I grow fond of you that I start preparing everything about meeting you, in any ways. My heart is about to burst out every time I think about it. A simple yet complicated rendezvous, probably one breathtaking little rendezvous. It is not even a special rendezvous, because I would not be the only one meeting you. But still, I turn to be a bouncy ball whenever those thoughts come. It was 2 times. 2 times people tried to create chances for that breathtaking rendezvous I was telling you before. Those two failed. You should know how I was so excited about things that time. But when they told me it was canceled, I took my time to breathe.

I might never know when I will finally be able to catch you. Even without any chance of rendezvous, I up to this time deeply wish for a pinch of fortuity amidst me and you. For I believe in serendipity, if that little rendezvous is meant to be, they would bring you here for some reasons. And we would make our ways to each other. It should come easy when it’s time. And it would be a succinct, divine happiness for me.

  

To the one who makes my heart beats faster every now and then.

Did I tell you what I love about you?

I could write thousand things about you but human is not a list of things. But if I have to mention, the thing I love the most from you is your vibe.

That complicated vibe of yours. Father, older brother, younger brother, clingy kid next door, baby. Someone who leads and someone who needs protection at the same time. Someone who can be on his own but can be very talkative with others presence. Someone who will watch for others but being sloppy and careless sometimes. Someone who cares and someone who needs to be taken care of. Someone who is just happy. Someone who is concerned about things that happens around him. Someone who loves.

And with those vibes, I thought you would make a good company, a surprisingly decent company.

Did I tell you that I like your smiles?

The smile that sometimes looks like it comes out from a happy kid who gets his ice cream. The smile that sometimes looks like it comes out from a proud dad who knows his child start calling him ‘papa’. The smile that sometimes looks like it comes out from someone who is happy for everything that goes well. The smile that looks like it comes out from someone who amazed by other that can laugh on his dry joke-telling attempts. The smile that sometimes looks like it comes out from someone who falls in love.

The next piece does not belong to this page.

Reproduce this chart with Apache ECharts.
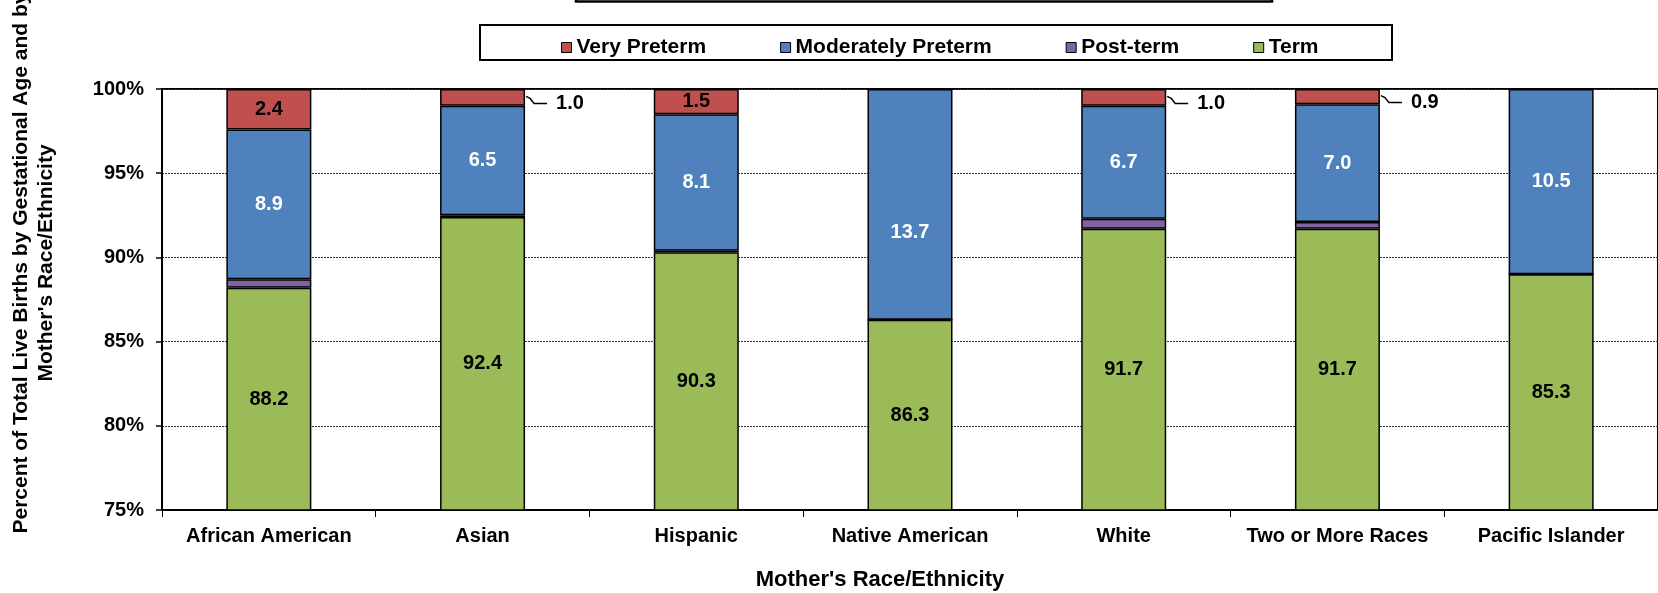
<!DOCTYPE html>
<html>
<head>
<meta charset="utf-8">
<script src="https://cdn.jsdelivr.net/npm/echarts@6/dist/echarts.min.js"></script>
<style>
html,body{margin:0;padding:0;background:#fff;}
#chart{width:1658px;height:593px;}
</style>
</head>
<body>
<div id="chart"></div>
<script>
const categories = ['African American', 'Asian', 'Hispanic', 'Native American', 'White', 'Two or More Races', 'Pacific Islander'];
const legendNames = ['Very Preterm', 'Moderately Preterm', 'Post-term', 'Term'];
// drawn segment heights (percent)
const term = [88.2, 92.4, 90.3, 86.3, 91.7, 91.7, 89.0];
const postTerm = [0.5, 0.1, 0.1, 0, 0.6, 0.4, 0];
const moderatelyPreterm = [8.9, 6.5, 8.1, 13.7, 6.7, 7.0, 11.0];
const veryPreterm = [2.4, 1.0, 1.5, 0, 1.0, 0.9, 0];
// printed data labels
const termLabels = ['88.2', '92.4', '90.3', '86.3', '91.7', '91.7', '85.3'];
const moderatelyLabels = ['8.9', '6.5', '8.1', '13.7', '6.7', '7.0', '10.5'];
const veryLabels = ['2.4', '1.0', '1.5', '', '1.0', '0.9', ''];
const yMin = 75, yMax = 100, yStep = 5;

const FONT = '"Liberation Sans", Arial, sans-serif';
const colors = { very: '#C0504D', moderate: '#4F81BD', post: '#8064A2', term: '#9BBB59' };
const BAR_W = 85;

const chart = echarts.init(document.getElementById('chart'));

const baseItem = { borderColor: '#000', borderWidth: 1.5 };
const labelFont = { fontFamily: FONT, fontSize: 20, fontWeight: 'bold' };
const isSmall = v => v > 0 && v < 1.2;

const moderateData = moderatelyPreterm.map((v, i) => {
  const d = { value: v };
  if (categories[i] === 'Native American') d.label = { offset: [0, 28] };
  return d;
});
const veryData = veryPreterm.map(v => {
  const d = { value: v };
  if (isSmall(v)) d.label = { position: 'right', distance: 31 };
  return d;
});
// leader-line anchors: middle of each small Very Preterm segment (computed from the stacked values)
const leaderData = [];
veryPreterm.forEach((v, i) => {
  if (isSmall(v)) {
    const top = term[i] + postTerm[i] + moderatelyPreterm[i] + v;
    leaderData.push([i, top - v / 2]);
  }
});

chart.setOption({
  animation: false,
  backgroundColor: '#fff',
  grid: { left: 162, right: -4, top: 89, bottom: 83, show: true, borderColor: '#000', borderWidth: 2, backgroundColor: 'transparent' },
  legend: {
    data: legendNames,
    left: 556, top: 32,
    itemWidth: 10, itemHeight: 10, itemGap: 74,
    icon: 'rect',
    itemStyle: { borderColor: '#000', borderWidth: 1 },
    textStyle: { fontFamily: FONT, fontSize: 21, fontWeight: 'bold', color: '#000' }
  },
  xAxis: {
    type: 'category',
    data: categories,
    axisLine: { lineStyle: { color: '#000', width: 2 } },
    axisTick: { show: true, length: 7, lineStyle: { color: '#000', width: 1 } },
    axisLabel: { margin: 16, color: '#000', fontFamily: FONT, fontSize: 20, fontWeight: 'bold', interval: 0 },
    splitLine: { show: false }
  },
  yAxis: {
    type: 'value',
    min: yMin, max: yMax, interval: yStep,
    axisLine: { show: true, lineStyle: { color: '#000', width: 2 } },
    axisTick: { show: true, length: 6, lineStyle: { color: '#000', width: 1.5 } },
    axisLabel: { margin: 18, color: '#000', fontFamily: FONT, fontSize: 20, fontWeight: 'bold', formatter: '{value}%' },
    splitLine: { show: true, lineStyle: { color: '#333', width: 1, type: [2, 1] } }
  },
  series: [
    {
      name: 'Term', type: 'bar', stack: 'all', barWidth: BAR_W, data: term,
      itemStyle: Object.assign({ color: colors.term }, baseItem),
      label: Object.assign({ show: true, position: 'inside', color: '#000', formatter: p => termLabels[p.dataIndex] }, labelFont)
    },
    {
      name: 'Post-term', type: 'bar', stack: 'all', barWidth: BAR_W, data: postTerm,
      itemStyle: Object.assign({ color: colors.post }, baseItem),
      label: { show: false }
    },
    {
      name: 'Moderately Preterm', type: 'bar', stack: 'all', barWidth: BAR_W, data: moderateData,
      itemStyle: Object.assign({ color: colors.moderate }, baseItem),
      label: Object.assign({ show: true, position: 'inside', color: '#fff', formatter: p => moderatelyLabels[p.dataIndex] }, labelFont)
    },
    {
      name: 'Very Preterm', type: 'bar', stack: 'all', barWidth: BAR_W, data: veryData,
      itemStyle: Object.assign({ color: colors.very }, baseItem),
      label: Object.assign({ show: true, position: 'inside', color: '#000', formatter: p => veryLabels[p.dataIndex] }, labelFont),
      labelLayout: function (p) {
        return isSmall(veryPreterm[p.dataIndex]) ? { dy: 6 } : {};
      }
    },
    {
      name: 'leader', type: 'custom', data: leaderData, silent: true, z: 5,
      renderItem: function (params, api) {
        const p = api.coord([api.value(0), api.value(1)]);
        const x0 = p[0] + BAR_W / 2 + 1;
        return {
          type: 'polyline',
          shape: { points: [[x0, p[1] - 1], [x0 + 4, p[1] + 1], [x0 + 8, p[1] + 6], [x0 + 21, p[1] + 6]] },
          style: { stroke: '#000', lineWidth: 1.5, fill: 'none' }
        };
      }
    }
  ],
  graphic: [
    { type: 'rect', z: 100, shape: { x: 576, y: -40, width: 696, height: 41.5 }, style: { fill: 'none', stroke: '#000', lineWidth: 2.5 } },
    { type: 'rect', z: -1, shape: { x: 480, y: 25, width: 912, height: 35 }, style: { fill: '#fff', stroke: '#000', lineWidth: 2 } },
    { type: 'text', x: 880, y: 580, style: { text: "Mother's Race/Ethnicity", fill: '#000', font: 'bold 22px ' + FONT, textAlign: 'center', textVerticalAlign: 'middle' } },
    { type: 'text', x: 34, y: 263, rotation: Math.PI / 2, style: { text: 'Percent of Total Live Births by Gestational Age and by\nMother\'s Race/Ethnicity', fill: '#000', font: 'bold 21px ' + FONT, textAlign: 'center', textVerticalAlign: 'middle', lineHeight: 25 } }
  ]
});
</script>
</body>
</html>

Did I tell you that I love your laugh, your intonation when you are talking, your gaze, your voice? Did I tell you that I actually dislike your choice of color for your clothes? And I badly want to ask you why, or badly want to take all of your clothes in your wardrobe?

Did I tell you that I want to know every little detail about you: your habits, your thoughts, your ramblings?

Did I tell you that I actually hate this? Because never have I thought that my knees would be weakened whenever I hear your voice, your name, or your favorite songs. And never have I thought that I would be falling like this.

 

To the one who still loves to bounce like a super happy kid.

I am still not sure what I feel about you. I want you, maybe. I realize that I want you, but at the same time, I know that I do not need you. I do not need you as much as I want to be with you. Yet I am here growing fonder of you, wishing that I could meet you for once, probably to say ‘Hello’ and ‘Goodbye’. And when I could finally escape from this feeling, I wish I could meet you once again, to say ‘Hello’, ‘Thank You’, and ‘Goodbye’. But until that time comes, let me live this feeling up.

 

To the one whom I adore so much.

I hope you live the life you wanted to live in. I hope you always find strength in your surroundings, as a leader, as a singer, as a human. I hope God will always be nice to draw smile in your face. I wish you all the happiness that could ever happen to a human being to happen to you, and for all the best things to come ahead of your journey.